De begroting van de gemeente Landgraaf ziet er voor 2024 goed uit. Met het oog op 2026, een jaar waarin de gemeenten minder inkomsten krijgen, is dit een geruststellend vooruitzicht.

Hieronder vindt u een verkorte uitleg van de begroting van 2024.

Kijk voor de volledige programmabegroting in het P&C portaal op de pagina Vooruitblik

Lokale belastingen: Onroerende zaakbelasting 43%, Afvalstoffenheffing 28%, Rioolheffing 26%, Hondenbelasting 2%, Toeristenbelasting 1%, Precariobelasting 0%

Lokale belastingen

Het grootste deel van de lokale belastingen komt uit de Onroerende zaakbelasting (OZB).

De volledige opbrengst Afvalstoffenheffing en Rioolheffing wordt ingezet voor afvalinzameling en onderhoud en verbetering van het rioolstelsel.

Baten per soort: Algemene uitkering 62%, Inkomensregelingen 5%, Lokale belastingen 13%, Uit reserves 10%, Overige baten 10%

Baten per soort

Uit het overzicht blijkt de grote afhankelijkheid van de gemeente van de financiering vanuit het Rijk.

De algemene uitkering en de uitkering voor de bijstand vormen samen 67% van de baten in 2024. Vanwege de opvallend hoge onttrekking aan de reserves in 2024 is dit procentueel in 2024 wat lager dan normaal.

Verdeling lasten per soort: Bijdrage aan gemeenschappelijke regelingen 35%, Kapitaallasten 5%, Stortingen in reserves 10%, Subsidies professionele organisaties 10%, Salarislasten 19%, Overige lasten 21%

Verdeling lasten per soort

In deze grafiek is te zien dat de gemeente bijna de helft van haar budget in handen geeft van gemeenschappelijke regelingen en gesubsidieerde professionele organisaties.
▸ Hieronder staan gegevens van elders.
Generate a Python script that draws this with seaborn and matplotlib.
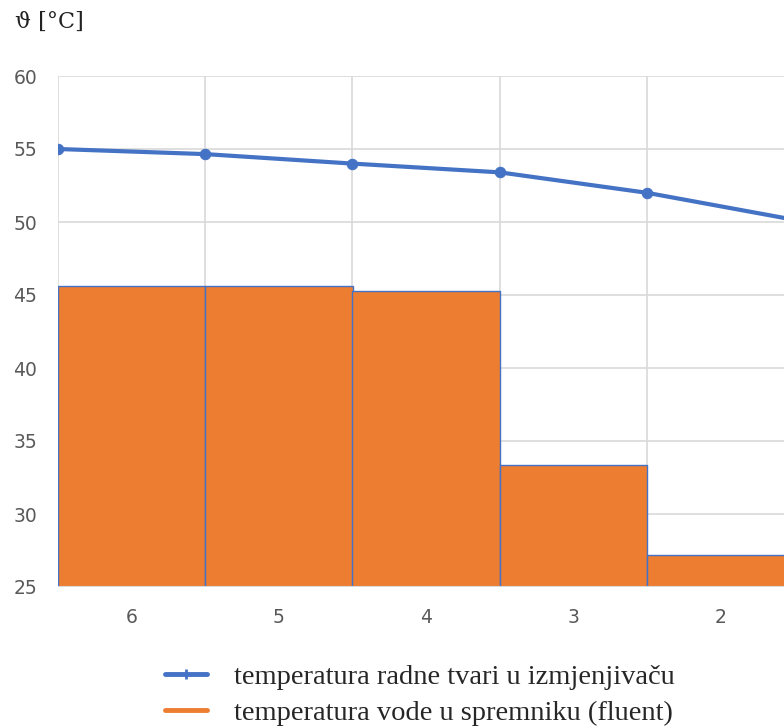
import numpy as np
import matplotlib
matplotlib.use("Agg")
import matplotlib.pyplot as plt
import seaborn as sns
from matplotlib.lines import Line2D

# ------------------------------
# DATA
# ------------------------------
stages = ["6", "5", "4", "3", "2"]
water_temp = [45.6, 45.6, 45.3, 33.35, 27.2]          # temperatura vode u spremniku
fluid_temp = [55.0, 54.65, 54.0, 53.4, 52.0, 50.15]   # radna tvar, na granicama
y_ticks = [25, 30, 35, 40, 45, 50, 55, 60]

BLUE = "#4472C4"
ORANGE = "#ED7D31"
GRID = "#D9D9D9"

sns.set_style("white")
plt.rcParams['font.family'] = ['DejaVu Sans']

fig = plt.figure(figsize=(7.84, 7.27), dpi=100)
# plot area runs a little past the right edge of the image (cut off like the original)
ax = fig.add_axes([58 / 784, 1 - 587 / 727, 5 * 147.25 / 784, (587 - 76) / 727])

# bars (one category = one unit wide, centred on 0..4)
sns.barplot(x=stages, y=water_temp, color=ORANGE, width=1.0, saturation=1,
            edgecolor=BLUE, linewidth=1.0, ax=ax, zorder=2)

# line points sit on the bar boundaries
edges = np.arange(len(fluid_temp)) - 0.5
sns.lineplot(x=edges, y=fluid_temp, color=BLUE, linewidth=3.0, marker="o",
             markersize=7.5, markeredgecolor=BLUE, ax=ax, zorder=4)

ax.set_ylim(25, 60)
ax.set_xlim(-0.5, 4.5)
ax.set_yticks(y_ticks)
ax.set_yticklabels([str(t) for t in y_ticks])
ax.set_axisbelow(True)
ax.grid(True, axis="y", color=GRID, linewidth=1.2)
ax.set_xticks(edges, minor=True)
ax.xaxis.grid(False, which="major")
ax.xaxis.grid(True, which="minor", color=GRID, linewidth=1.2)
ax.tick_params(axis="both", which="both", length=0, labelsize=13.5, colors="#595959")
ax.tick_params(axis="x", pad=15)
ax.tick_params(axis="y", pad=15)
for s in ax.spines.values():
    s.set_visible(False)
ax.axhline(25, color=GRID, linewidth=1.5, zorder=5)
ax.set_xlabel("")
ax.set_ylabel("")

fig.text(15 / 784, 1 - 22 / 727, "ϑ [°C]", fontsize=16, va="center", ha="left",
         family=['DejaVu Serif'], color="#222222")

handles = [
    Line2D([], [], color=BLUE, linewidth=3.5, marker="|", markersize=7, markeredgewidth=2),
    Line2D([], [], color=ORANGE, linewidth=3.5),
]
fig.legend(handles, ["temperatura radne tvari u izmjenjivaču",
                     "temperatura vode u spremniku (fluent)"],
           loc="center", bbox_to_anchor=(420 / 784, 1 - 695 / 727), frameon=False,
           prop={"family": ["Liberation Serif", "DejaVu Serif"], "size": 20.5},
           handlelength=1.45, labelspacing=0.35, handletextpad=0.95)

plt.savefig("out.png", dpi=100)
plt.close()
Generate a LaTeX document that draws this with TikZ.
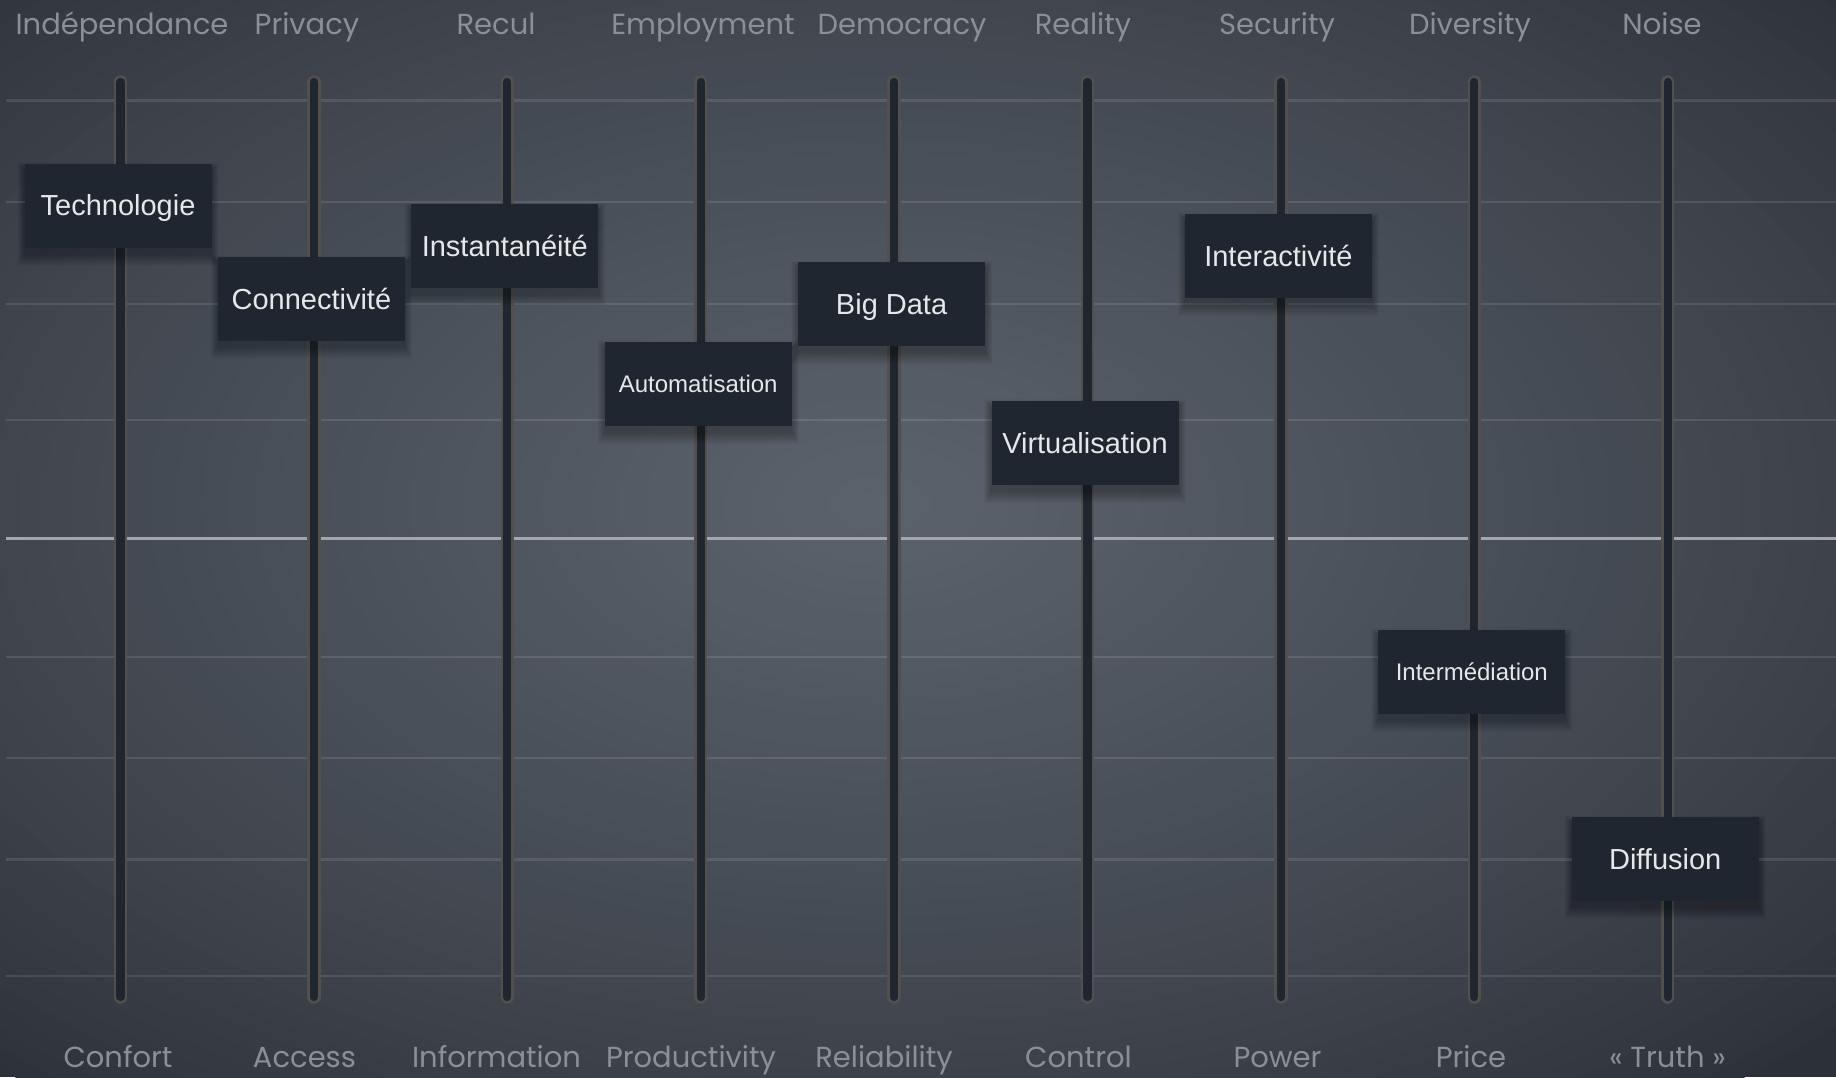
\documentclass[tikz,border=0pt]{standalone}
\usepackage{fontspec}
\setmainfont{Liberation Sans}
\newfontfamily\labfont{Poppins}
\definecolor{bgin}{HTML}{5B626C}
\definecolor{bgout}{HTML}{2C3038}
\definecolor{gridm}{HTML}{A3A6AB}
\definecolor{trackb}{HTML}{52504D}
\definecolor{trackf}{HTML}{1F262F}
\definecolor{knobf}{HTML}{1F2630}
\definecolor{knobt}{HTML}{E6E7E8}
\definecolor{labc}{HTML}{8B9097}
\tikzset{
  gridline/.style={draw=white, draw opacity=0.11, line width=2.6pt},
  gridmid/.style={draw=gridm, line width=2.4pt},
  trackout/.style={draw=trackb, line width=13.5pt, line cap=round},
  trackin/.style={draw=trackf, line width=8.3pt, line cap=round},
  knob/.style={fill=knobf, text=knobt, minimum width=187pt, minimum height=84pt, inner sep=0pt, text depth=0pt},
  bigt/.style={font=\fontsize{29}{30}\selectfont, text height=20.8pt},
  smallt/.style={font=\fontsize{24}{26}\selectfont, text height=17.2pt},
  lab/.style={text=labc, font=\labfont\fontsize{29}{32}\selectfont, anchor=base, inner sep=0pt}
}
\begin{document}
\begin{tikzpicture}[x=1pt,y=-1pt]
\useasboundingbox (0,0) rectangle (1836,1077);
\begin{scope}
  \clip (0,0) rectangle (1836,1077);
  \fill[bgout] (0,0) rectangle (1836,1077);
  \foreach \k in {1,...,50}{
    \pgfmathsetmacro\p{100*(\k/50)^0.8}
    \pgfmathsetmacro\rx{1330*(1-\k/51)}
    \pgfmathsetmacro\ry{780*(1-\k/51)}
    \fill[bgin!\p!bgout] (880,505) ellipse [x radius=\rx pt, y radius=\ry pt];
  }
\end{scope}
% grid
\foreach \yy in {100.5,202,304,420,657,758,859.5,976}
  \draw[gridline] (6,\yy) -- (1836,\yy);
\draw[gridmid] (6,538.5) -- (1836,538.5);
% tracks
\foreach \i in {0,...,8}{
  \pgfmathsetmacro\xx{120.5+193.4*\i}
  \coordinate (t\i) at (\xx,82);
  \coordinate (b\i) at (\xx,997);
  \draw[trackout] (t\i) -- (b\i);
  \draw[trackin] (t\i) -- (b\i);
}
% knob data
\def\knobs{0/205.5/Technologie/bigt,1/299/Connectivité/bigt,2/246/Instantanéité/bigt,3/383.5/Automatisation/smallt,4/304/Big Data/bigt,5/442.6/Virtualisation/bigt,6/256/Interactivité/bigt,7/671.6/Intermédiation/smallt,8/859/Diffusion/bigt}
% shadows
\foreach \i/\yy/\t/\st in \knobs{
  \pgfmathsetmacro\xx{120.5+193.4*\i-2.5}
  \foreach \k in {1,...,12}{
    \fill[black, opacity=0.022] (\xx-93.5-0.6*\k,\yy-42-0.6*\k+6) rectangle (\xx+93.5+0.6*\k,\yy+42+\k+6);
  }
}
% knobs
\foreach \i/\yy/\t/\st in \knobs{
  \pgfmathsetmacro\xx{120.5+193.4*\i-2.5}
  \node[knob,\st] (k\i) at (\xx,\yy) {\t};
}
% top labels
\foreach \i/\t/\xx in {0/Indépendance/122,1/Privacy/307,2/Recul/496,3/Employment/703,4/Democracy/902,5/Reality/1083,6/Security/1277,7/Diversity/1470,8/Noise/1662}
  \node[lab] (top\i) at (\xx,34) {\t};
% bottom labels
\foreach \i/\t/\xx in {0/Confort/118,1/Access/304.5,2/Information/496.5,3/Productivity/691,4/Reliability/884,5/Control/1078.5,6/Power/1277.5,7/Price/1471,8/{« Truth »}/1667.5}
  \node[lab] (bot\i) at (\xx,1067) {\t};
\end{tikzpicture}
\end{document}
Het gaat dan bijvoorbeeld om organisaties zoals de ISD BOL, de GGD, de Veiligheidsregio, de bibliotheek, JENS en de Oefenbunker.

Als we dan ook nog de kapitaallasten en de salarislasten elimineren, dan resteert slechts een kleine 21% aan overig direct inzetbaar budget.

*

Ontwikkeling reserves weerstandsvermogen per 1/1 2019-2028

Ontwikkeling reserves weerstandsvermogen per 1/1 2019 tot 2028

In deze grafiek geven we de historische (tot en met 2023) en de verwachte meerjarige ontwikkeling (2024-2028) weer van onze ‘vrije’ reserves per 1 januari van elk jaar.

Op basis van de nu vastgelegde stortingen en onttrekkingen, lijken de reserves zich meerjarig tot 2028 redelijk te stabiliseren. Dit is met uitzondering van een dip in de algemene reserve in 2025.

Lasten per programma: Sociaal domein 50%, Overhead 11%, Storten in reserves 10%, Volksgezondheid en milieu 7%, Bestuur, burgerzaken, ondersteuning 6%, Sport, cultuur en recreatie 5%, Veiligheid 3%, Verkeer, vervoer en waterstaat 3%, Onderwijs 3%, Volkshuisvesting, RO en stedelijke vernieuwing 2%, Economie 0%

Lasten per programma

Het sociaal domein heeft met 50% van de lasten het grootste aandeel in de begroting. De lasten voor verkeer, vervoer en waterstaat (P2), onderwijs (P4), sport cultuur en recreatie (P5), volksgezondheid en milieu (P7) en ruimtelijke ontwikkeling, volkshuisvesting en stedelijke vernieuwing (P8) lijken laag.

De uitleg: we geven in 2024 net als voorgaande jaren opnieuw veel uit aan investeringen. We mogen deze investeringen over meerdere jaren afschrijven, daardoor drukken ze slechts voor een klein deel op de lasten in de programma’s in 2024.

Geraamde stand van de reserves: Algemene reserve 16 miljoen, Bestemmingsreserves 9,3 miljoen, Egalisatiereserves 2,7 miljoen, Onderhoudsreserves 0,5 miljoen euro.

Geraamde stand van de reserves

Per 1 januari 2024 verwachten we dat de algemene reserve circa € 16 miljoen bedraagt.

De bestemmingsreserves hebben dan naar verwachting een omvang van € 9,3 miljoen.

* In de papieren uitgave van de Gemindezake over de begroting is bij het totaal van de verdeling van de lasten per soort het cijfer 1 bij € 156.868 per abuis weg gevallen.